En recherchant à développer chez l’élève l’autonomie et la responsabilité, le système éducatif n’est -il pas en train de piéger les enfants des familles populaires ? C’est la thèse que défend Pierre Périer dans le dernier numéro de Recherches en éducation , centré sur cette idée d’autonomie.
« Pensée comme une valeur éducative, l’autonomie requise en classe et dans les apprentissages peut donc constituer un piège se refermant à la fois sur les élèves et sur les professeurs. Sur les élèves qui ne parviennent pas à la construire et à l’exercer à des fins d’apprentissage et de performance scolaire. À rebours d’une émancipation par l’autonomie, celle-ci secrète en son envers le risque d’aliénation de celui qui, mal classé et mal jugé, subit par le biais d’un « manque d’autonomie » une forme de dépossession de soi. Sur les professeurs qui, moins assurés de leur autorité et légitimité d’institution, cherchent à associer sans y parvenir des élèves qui ne possèdent pas les dispositions ni n’occupent les positions favorables à la contractualisation et aux règles implicites de l’autonomie », écrit Pierre Périer.

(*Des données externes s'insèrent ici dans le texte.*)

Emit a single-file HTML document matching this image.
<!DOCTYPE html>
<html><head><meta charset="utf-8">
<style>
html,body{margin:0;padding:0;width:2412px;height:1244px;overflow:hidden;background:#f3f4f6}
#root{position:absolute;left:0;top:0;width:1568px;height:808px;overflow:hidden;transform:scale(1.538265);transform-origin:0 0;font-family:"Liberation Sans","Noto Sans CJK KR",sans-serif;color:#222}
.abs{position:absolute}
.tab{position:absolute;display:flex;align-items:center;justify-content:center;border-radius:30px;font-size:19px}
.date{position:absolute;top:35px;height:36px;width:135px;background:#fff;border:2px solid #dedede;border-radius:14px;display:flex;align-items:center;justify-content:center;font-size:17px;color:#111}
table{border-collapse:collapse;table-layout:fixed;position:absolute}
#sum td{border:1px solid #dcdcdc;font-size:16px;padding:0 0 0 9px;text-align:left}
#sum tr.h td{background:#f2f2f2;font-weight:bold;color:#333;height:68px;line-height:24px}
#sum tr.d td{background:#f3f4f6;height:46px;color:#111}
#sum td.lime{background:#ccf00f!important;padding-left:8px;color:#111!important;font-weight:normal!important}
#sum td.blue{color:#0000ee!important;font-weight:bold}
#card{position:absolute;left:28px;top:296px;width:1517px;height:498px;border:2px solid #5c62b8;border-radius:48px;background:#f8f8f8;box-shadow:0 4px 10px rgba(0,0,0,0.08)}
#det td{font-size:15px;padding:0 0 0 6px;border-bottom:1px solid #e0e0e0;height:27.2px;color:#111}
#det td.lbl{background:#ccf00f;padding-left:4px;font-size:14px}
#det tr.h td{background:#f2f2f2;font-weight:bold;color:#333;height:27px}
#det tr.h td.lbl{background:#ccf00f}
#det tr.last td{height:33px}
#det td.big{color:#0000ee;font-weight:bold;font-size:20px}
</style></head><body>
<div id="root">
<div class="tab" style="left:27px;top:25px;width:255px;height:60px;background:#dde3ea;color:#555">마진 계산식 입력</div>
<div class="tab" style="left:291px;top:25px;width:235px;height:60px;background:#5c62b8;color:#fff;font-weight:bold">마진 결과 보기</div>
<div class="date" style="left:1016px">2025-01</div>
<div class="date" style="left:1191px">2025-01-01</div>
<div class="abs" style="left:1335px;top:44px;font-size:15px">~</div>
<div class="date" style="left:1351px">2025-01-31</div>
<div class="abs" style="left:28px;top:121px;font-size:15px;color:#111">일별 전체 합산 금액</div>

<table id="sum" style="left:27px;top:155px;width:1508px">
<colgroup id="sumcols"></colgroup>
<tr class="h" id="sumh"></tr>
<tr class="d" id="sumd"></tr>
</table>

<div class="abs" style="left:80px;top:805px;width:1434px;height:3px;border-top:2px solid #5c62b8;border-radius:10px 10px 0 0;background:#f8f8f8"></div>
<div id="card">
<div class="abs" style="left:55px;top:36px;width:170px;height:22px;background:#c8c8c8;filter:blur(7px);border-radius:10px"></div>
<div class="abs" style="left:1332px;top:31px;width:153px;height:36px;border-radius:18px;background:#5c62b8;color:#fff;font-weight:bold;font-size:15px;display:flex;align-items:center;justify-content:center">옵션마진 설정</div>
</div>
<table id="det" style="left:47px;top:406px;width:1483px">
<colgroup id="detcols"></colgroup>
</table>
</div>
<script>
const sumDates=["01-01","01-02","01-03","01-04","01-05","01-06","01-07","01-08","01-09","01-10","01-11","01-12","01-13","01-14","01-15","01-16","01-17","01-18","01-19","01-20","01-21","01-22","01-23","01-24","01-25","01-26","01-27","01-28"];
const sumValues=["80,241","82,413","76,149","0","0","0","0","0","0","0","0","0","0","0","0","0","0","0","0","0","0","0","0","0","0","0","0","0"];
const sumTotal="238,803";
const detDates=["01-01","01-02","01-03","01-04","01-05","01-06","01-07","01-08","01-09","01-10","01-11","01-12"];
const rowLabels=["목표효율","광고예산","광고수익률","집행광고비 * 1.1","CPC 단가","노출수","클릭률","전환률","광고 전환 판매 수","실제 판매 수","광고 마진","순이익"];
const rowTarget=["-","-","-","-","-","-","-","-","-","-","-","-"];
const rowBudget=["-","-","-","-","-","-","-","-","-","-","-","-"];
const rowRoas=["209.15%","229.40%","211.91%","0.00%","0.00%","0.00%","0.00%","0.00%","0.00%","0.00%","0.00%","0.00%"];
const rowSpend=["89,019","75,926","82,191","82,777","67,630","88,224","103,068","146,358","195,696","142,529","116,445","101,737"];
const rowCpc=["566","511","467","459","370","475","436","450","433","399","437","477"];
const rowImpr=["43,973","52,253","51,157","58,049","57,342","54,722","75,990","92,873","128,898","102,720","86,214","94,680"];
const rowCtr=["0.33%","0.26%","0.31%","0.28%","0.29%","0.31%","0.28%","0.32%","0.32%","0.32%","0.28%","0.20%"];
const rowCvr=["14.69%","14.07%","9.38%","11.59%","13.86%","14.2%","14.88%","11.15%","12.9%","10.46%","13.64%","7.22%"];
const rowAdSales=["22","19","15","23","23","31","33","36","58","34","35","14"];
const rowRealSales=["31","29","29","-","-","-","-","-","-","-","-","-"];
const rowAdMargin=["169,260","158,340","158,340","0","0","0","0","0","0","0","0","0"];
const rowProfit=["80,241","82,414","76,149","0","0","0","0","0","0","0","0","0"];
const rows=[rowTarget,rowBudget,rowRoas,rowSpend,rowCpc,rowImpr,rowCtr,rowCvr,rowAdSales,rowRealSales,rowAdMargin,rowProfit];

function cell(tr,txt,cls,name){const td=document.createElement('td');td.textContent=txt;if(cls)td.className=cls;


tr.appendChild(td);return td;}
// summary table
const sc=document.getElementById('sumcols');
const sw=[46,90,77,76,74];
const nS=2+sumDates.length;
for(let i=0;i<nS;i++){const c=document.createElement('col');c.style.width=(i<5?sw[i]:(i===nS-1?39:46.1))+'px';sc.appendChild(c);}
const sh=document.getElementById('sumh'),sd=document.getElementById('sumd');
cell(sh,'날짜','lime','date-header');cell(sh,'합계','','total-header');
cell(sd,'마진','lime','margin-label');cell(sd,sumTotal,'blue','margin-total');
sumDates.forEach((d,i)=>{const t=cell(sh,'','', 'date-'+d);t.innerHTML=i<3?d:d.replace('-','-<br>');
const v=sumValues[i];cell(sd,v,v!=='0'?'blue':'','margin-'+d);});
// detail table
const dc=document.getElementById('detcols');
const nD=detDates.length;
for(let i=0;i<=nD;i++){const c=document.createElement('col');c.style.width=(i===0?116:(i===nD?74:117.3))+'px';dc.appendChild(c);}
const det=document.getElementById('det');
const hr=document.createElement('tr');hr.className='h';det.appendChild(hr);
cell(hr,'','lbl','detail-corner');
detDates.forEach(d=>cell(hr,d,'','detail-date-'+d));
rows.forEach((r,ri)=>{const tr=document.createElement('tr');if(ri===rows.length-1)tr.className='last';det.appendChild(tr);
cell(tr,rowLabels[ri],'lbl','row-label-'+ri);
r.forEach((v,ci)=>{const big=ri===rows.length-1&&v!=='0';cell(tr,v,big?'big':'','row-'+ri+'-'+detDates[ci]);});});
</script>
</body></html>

Basée sur une trentaine de témoignages de nouveaux enseignants en collège zep, sa contribution interroge les nouvelles pratiques pédagogiques. Au lieu de transmettre le savoir, on demande à l’élève de le construire. Cette évolution pédagogique provient, selon P Périer, du développement du modèle « puérocentriste » dans la société. » Les modes de socialisation et les valeurs dominantes encouragent désormais la formation de dispositions et de conduites qui placent l’enfant dans un rôle à la fois autonome et actif, voire dans un statut de partenaire de ses parents placés dans une fonction d’accompagnement ». Du coup les formes traditionnelles d’autorité à l’école sont ébranlées et un nouveau modèle pédagogique s’installe.
« En présupposant le développement personnel et intellectuel d’un élève « mis au centre » », poursuit Pierre Périer, » l’école semble ignorer les inégalités de dispositions et de ressources entre ces derniers afin d’occuper et de tenir une telle place. En effet, les modes de socialisation et valeurs dans la famille peuvent entrer en dissonance avec les réquisits des apprentissages, exigeant des enfants-élèves d’être autonomes ou de s’inscrire dans un type de rapport à l’adulte en porte à faux avec ce qu’ils vivent hors l’école. Ainsi, les pratiques éducatives dans les familles populaires s’appuient plus fortement sur des positions d’autorité et des obligations de conformité, fixant des limites et cadres de conduite à respecter selon des règles strictes » Ainsi pour le spécialiste des sciences de l’éducation, la recherche de l’autonomie chez l’élève piège les enfants des familles populaires et assoit une nouvelle domination sociale.